What to produce: Read the listing and extract each line that includes the word "this".

--- START Exercise material ---

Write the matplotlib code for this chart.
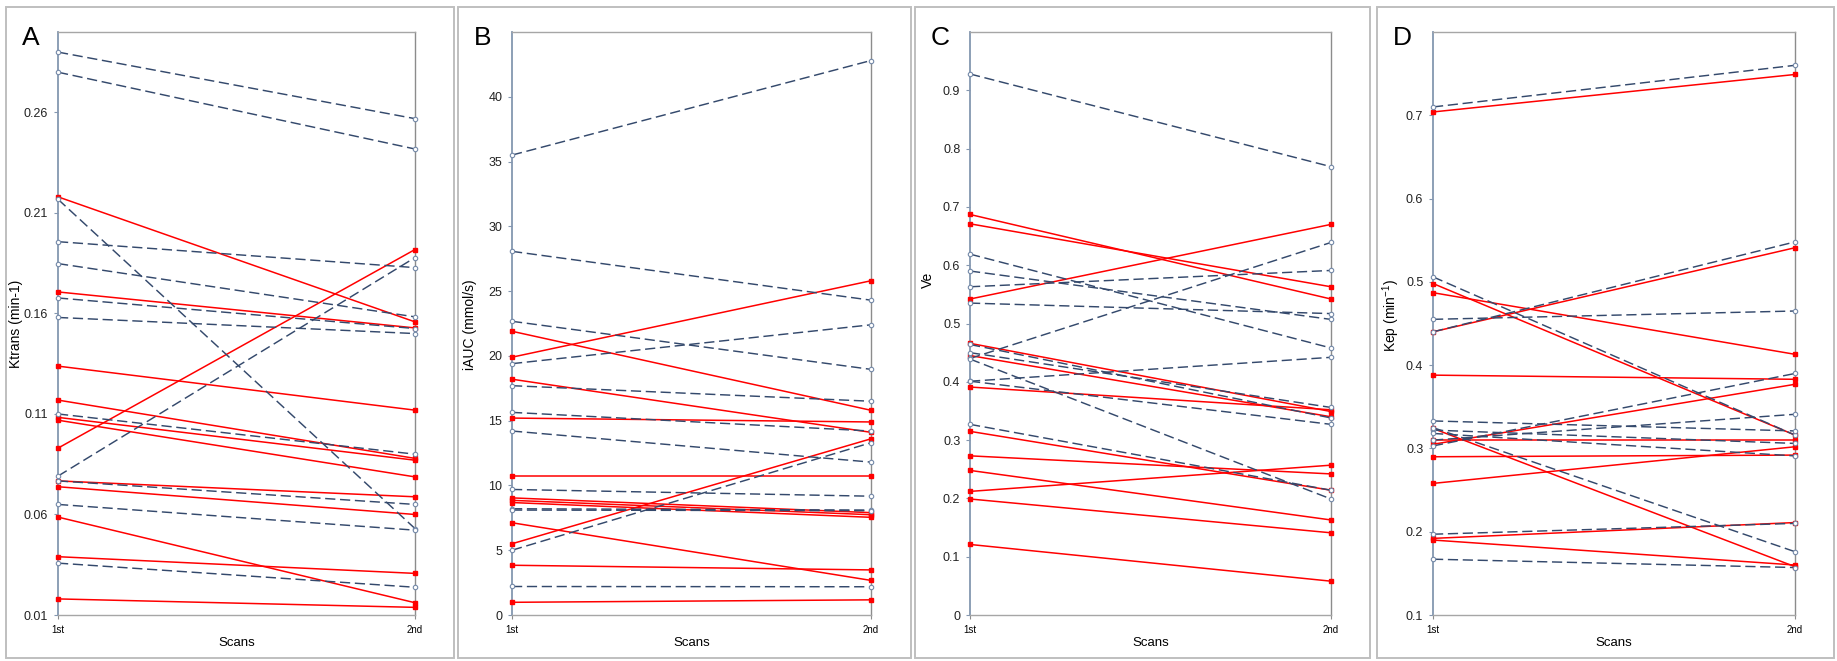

--- END Exercise material ---
--- START Exercise material ---

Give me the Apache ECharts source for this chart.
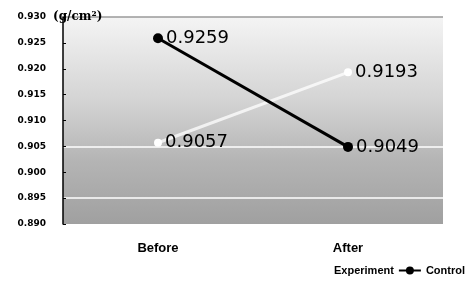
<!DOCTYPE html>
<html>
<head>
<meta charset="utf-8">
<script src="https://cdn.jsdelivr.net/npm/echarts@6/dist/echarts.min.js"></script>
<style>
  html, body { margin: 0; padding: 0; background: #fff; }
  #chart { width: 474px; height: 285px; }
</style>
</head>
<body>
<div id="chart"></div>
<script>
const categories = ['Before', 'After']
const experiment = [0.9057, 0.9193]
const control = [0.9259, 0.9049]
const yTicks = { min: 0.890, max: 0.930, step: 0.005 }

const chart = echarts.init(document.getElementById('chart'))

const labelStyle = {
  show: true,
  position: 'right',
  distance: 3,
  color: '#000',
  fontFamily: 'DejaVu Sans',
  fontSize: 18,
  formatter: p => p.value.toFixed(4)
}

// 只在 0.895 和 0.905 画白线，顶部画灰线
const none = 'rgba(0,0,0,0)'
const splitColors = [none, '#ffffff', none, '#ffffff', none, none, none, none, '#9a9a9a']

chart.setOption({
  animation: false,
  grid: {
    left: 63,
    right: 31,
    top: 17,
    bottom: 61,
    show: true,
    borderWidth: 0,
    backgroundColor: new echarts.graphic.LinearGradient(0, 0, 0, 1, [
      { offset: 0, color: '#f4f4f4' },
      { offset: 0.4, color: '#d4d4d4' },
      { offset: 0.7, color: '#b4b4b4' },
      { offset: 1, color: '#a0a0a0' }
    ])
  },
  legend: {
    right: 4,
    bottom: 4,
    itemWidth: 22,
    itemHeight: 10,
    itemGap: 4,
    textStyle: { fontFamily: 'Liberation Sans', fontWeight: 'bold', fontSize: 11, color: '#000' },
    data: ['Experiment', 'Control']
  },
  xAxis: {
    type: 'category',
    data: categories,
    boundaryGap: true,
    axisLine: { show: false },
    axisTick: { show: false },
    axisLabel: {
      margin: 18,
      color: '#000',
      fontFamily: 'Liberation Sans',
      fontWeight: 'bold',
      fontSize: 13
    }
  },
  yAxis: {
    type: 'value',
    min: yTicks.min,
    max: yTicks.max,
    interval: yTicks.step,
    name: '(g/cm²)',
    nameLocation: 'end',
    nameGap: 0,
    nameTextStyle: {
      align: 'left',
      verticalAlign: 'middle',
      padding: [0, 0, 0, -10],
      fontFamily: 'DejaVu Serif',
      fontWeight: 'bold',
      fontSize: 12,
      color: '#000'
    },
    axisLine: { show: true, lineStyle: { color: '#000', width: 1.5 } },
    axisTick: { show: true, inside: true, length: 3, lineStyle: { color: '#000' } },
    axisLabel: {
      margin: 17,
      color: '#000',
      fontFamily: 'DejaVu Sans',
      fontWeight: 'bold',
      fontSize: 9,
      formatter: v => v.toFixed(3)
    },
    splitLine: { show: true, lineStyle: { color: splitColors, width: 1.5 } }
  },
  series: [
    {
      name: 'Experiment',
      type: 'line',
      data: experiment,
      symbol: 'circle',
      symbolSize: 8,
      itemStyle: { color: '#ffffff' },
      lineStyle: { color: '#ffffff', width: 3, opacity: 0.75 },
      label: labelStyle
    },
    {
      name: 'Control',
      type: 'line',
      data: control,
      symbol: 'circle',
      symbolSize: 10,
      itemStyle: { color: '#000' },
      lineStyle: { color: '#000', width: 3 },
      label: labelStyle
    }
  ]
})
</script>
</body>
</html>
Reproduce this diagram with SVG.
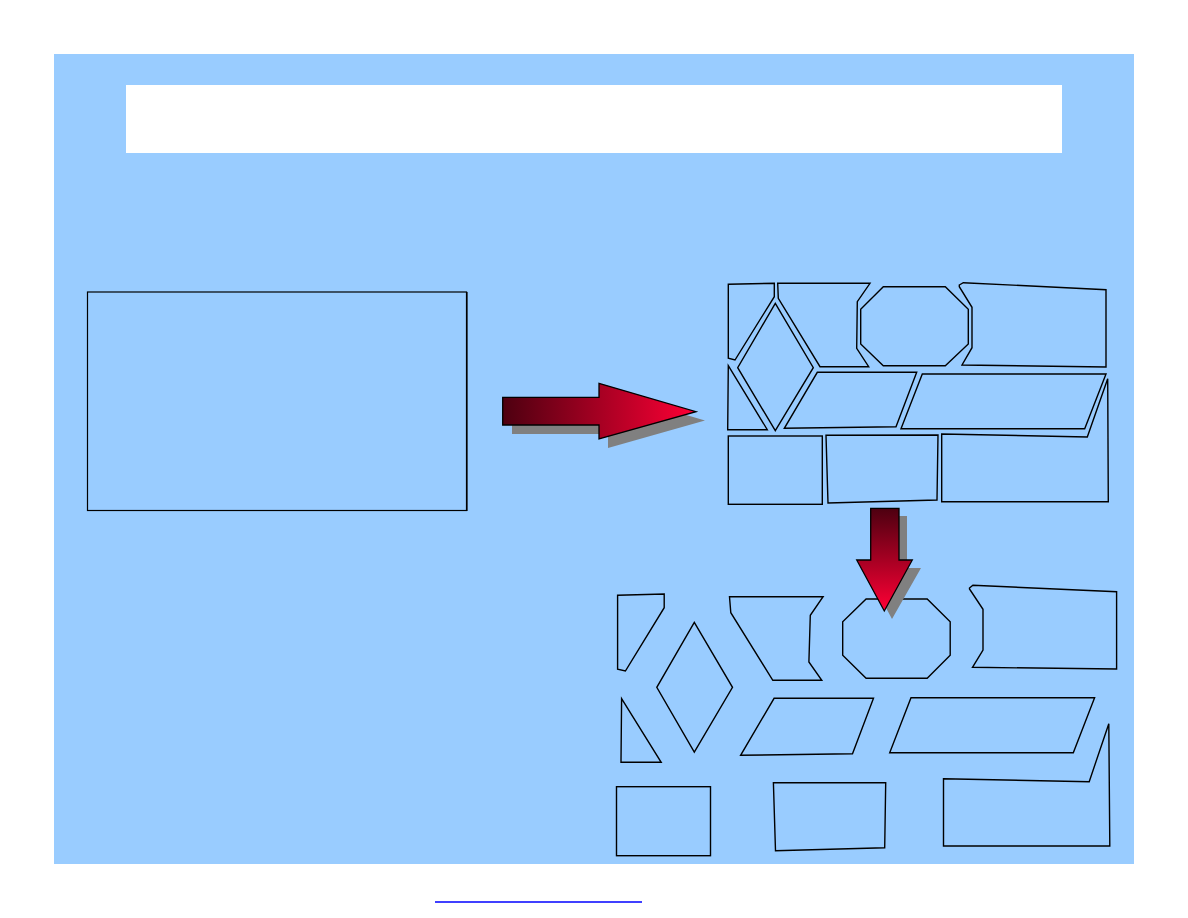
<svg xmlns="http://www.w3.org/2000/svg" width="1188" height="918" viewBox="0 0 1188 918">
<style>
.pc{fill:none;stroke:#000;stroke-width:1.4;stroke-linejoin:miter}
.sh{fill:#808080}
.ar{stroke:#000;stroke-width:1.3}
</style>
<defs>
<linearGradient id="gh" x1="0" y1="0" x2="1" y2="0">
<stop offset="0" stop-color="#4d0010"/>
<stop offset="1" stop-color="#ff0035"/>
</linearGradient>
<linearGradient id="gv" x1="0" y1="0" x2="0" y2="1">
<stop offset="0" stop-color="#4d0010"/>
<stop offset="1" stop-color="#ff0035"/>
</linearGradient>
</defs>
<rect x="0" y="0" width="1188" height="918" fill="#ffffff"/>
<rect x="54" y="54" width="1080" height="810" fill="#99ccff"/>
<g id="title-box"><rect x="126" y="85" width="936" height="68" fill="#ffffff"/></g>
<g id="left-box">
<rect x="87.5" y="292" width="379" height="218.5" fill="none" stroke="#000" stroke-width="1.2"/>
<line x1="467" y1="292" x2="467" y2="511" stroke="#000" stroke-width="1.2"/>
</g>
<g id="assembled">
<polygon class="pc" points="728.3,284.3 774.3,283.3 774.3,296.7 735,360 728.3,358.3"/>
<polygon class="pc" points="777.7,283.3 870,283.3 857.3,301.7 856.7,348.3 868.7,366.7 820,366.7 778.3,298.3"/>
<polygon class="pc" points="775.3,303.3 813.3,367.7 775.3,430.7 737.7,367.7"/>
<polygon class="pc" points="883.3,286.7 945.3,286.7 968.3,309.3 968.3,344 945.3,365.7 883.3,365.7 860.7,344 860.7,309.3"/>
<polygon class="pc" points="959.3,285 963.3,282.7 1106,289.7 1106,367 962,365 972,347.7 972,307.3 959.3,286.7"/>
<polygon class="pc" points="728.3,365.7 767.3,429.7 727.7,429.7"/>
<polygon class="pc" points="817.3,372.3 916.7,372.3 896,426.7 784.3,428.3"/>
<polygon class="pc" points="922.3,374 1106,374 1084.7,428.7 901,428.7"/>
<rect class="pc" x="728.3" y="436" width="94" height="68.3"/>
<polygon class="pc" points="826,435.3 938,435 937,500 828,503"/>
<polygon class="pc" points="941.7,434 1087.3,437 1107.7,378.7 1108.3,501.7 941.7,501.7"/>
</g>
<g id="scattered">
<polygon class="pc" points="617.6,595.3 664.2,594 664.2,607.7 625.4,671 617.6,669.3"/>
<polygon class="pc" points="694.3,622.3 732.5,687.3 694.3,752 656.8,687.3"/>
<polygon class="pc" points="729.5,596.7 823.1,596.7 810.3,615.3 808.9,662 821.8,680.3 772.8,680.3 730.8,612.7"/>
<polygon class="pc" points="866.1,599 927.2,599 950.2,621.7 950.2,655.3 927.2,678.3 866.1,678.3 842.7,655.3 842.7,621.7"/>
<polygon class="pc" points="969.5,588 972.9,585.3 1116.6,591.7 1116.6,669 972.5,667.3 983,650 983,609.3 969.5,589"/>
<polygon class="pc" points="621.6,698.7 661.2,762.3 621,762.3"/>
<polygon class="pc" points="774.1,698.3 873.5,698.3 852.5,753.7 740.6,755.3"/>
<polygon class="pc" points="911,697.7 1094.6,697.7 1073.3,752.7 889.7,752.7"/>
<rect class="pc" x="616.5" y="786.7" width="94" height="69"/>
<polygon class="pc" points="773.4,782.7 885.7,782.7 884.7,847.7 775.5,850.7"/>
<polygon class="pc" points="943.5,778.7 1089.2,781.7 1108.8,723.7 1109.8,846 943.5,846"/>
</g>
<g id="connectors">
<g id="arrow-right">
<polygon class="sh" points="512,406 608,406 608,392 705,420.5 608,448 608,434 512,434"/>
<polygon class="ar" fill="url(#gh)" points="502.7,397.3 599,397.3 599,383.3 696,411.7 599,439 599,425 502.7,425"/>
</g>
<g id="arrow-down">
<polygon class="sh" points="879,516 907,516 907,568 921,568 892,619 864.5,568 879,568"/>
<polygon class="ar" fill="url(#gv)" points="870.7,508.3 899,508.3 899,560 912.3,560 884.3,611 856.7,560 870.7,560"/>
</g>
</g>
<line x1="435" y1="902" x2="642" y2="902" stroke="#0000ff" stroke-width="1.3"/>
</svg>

--- END Exercise material ---

Reply:
Write the matplotlib code for this chart.
Give me the Apache ECharts source for this chart.
Reproduce this diagram with SVG.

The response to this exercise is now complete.